The speedo bearing came off a lot easier, just a screwdriver in and out it popped.
Speedo & new seal
The last one and the biggest was the drive end, again this was a bit a workup as the bigger they are they seem to have more steel in them. Still a little chisel work and out it came.
New seal in position
This is the new one in position,
It was a very tight fit getting it back in and would not go in by equally tapping around, so a large hole drilled into a lump of wood made the job much easier.
With the seals all replaced it was just a job of painting, I plugged what holes I could and masked the flanges then a couple of coats of primmer, when dry a top coat of gloss and hey presto a new looking gearbox.
Bell housing
Not the best photo's as it is standing with the drive thru a hole in the bench but will post a photo when rebuilt.

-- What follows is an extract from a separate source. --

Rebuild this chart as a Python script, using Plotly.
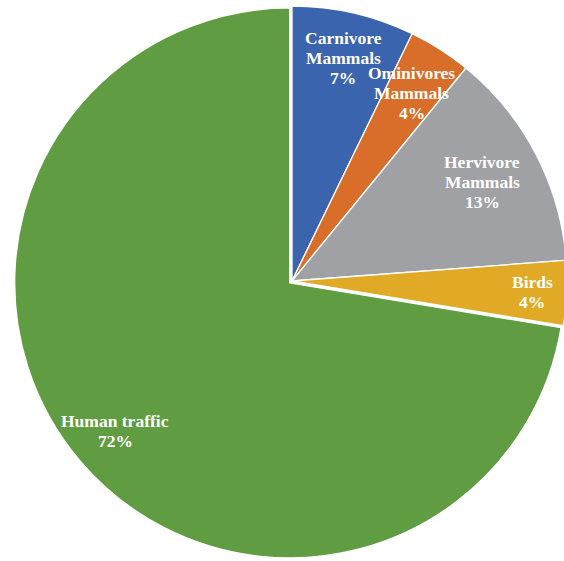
import math
import plotly.graph_objects as go

# ---- data ----
categories = ["Carnivore<br>Mammals", "Ominivores<br>Mammals", "Hervivore<br>Mammals", "Birds", "Human traffic"]
values = [7.2, 3.7, 12.9, 3.8, 72.4]
colors = ["#3A64AD", "#D86E29", "#A0A1A4", "#E0AA27", "#609C41"]
pulls = [0, 0, 0, 0, 0.011]

# ---- layout / style ----
W, H = 580, 561
cx, cy = 292, 281          # pie centre in pixels (from top-left)
r_target = 275
maxpull = max(pulls)
r0 = r_target * (1 + maxpull)
label_radius = [0.833, 0.81, 0.78, 0.874, 0.843]
font_size = 17.5
line_gap = 20

fig = go.Figure(go.Pie(
    labels=[c.replace("<br>", " ") for c in categories],
    values=values,
    sort=False,
    direction="clockwise",
    rotation=0,
    pull=pulls,
    marker=dict(colors=colors, line=dict(color="white", width=1.3)),
    textinfo="none",
    hoverinfo="skip",
    showlegend=False,
    domain=dict(x=[(cx - r0) / W, (cx + r0) / W],
                y=[(H - cy - r0) / H, (H - cy + r0) / H]),
))

total = sum(values)
cum = 0.0
annotations = []
for cat, v, rf in zip(categories, values, label_radius):
    mid = (cum + v / 2) / total
    cum += v
    theta = 2 * math.pi * mid
    px = cx + rf * r_target * math.sin(theta)
    py = cy - rf * r_target * math.cos(theta)
    pct = f"{round(v / total * 100)}%"
    lines = cat.split("<br>") + [pct]
    n = len(lines)
    for i, ln in enumerate(lines):
        annotations.append(dict(
            x=px / W, y=(H - py) / H, xref="paper", yref="paper",
            text=ln, showarrow=False, xanchor="center", yanchor="middle",
            yshift=((n - 1) / 2 - i) * line_gap,
            font=dict(family="Liberation Serif, Times New Roman, serif",
                      size=font_size, color="white", weight="bold"),
        ))

fig.update_layout(
    width=W, height=H,
    margin=dict(l=0, r=0, t=0, b=0),
    paper_bgcolor="white", plot_bgcolor="white",
    annotations=annotations,
)

fig.write_html(
    "out.html",
    config={"displayModeBar": False},
    post_script="document.body.style.margin='0';document.body.style.overflow='hidden';document.documentElement.style.overflow='hidden';",
)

Also arriving in the post today was the new reverse switch I ordered, when comparing the two together I asked myself where has the plunger section gone. Still in the gearbox I guess, and I will have a bit of a job pulling it out I reckon.

eBay number  120741892699  REVERSE LIGHT SWITCH for FORD CAPRI & CORTINA

Well that was more than enough for today, may get an hour or two in tomorrow, lots of chores gone undone as I am spending every hour I have on the car.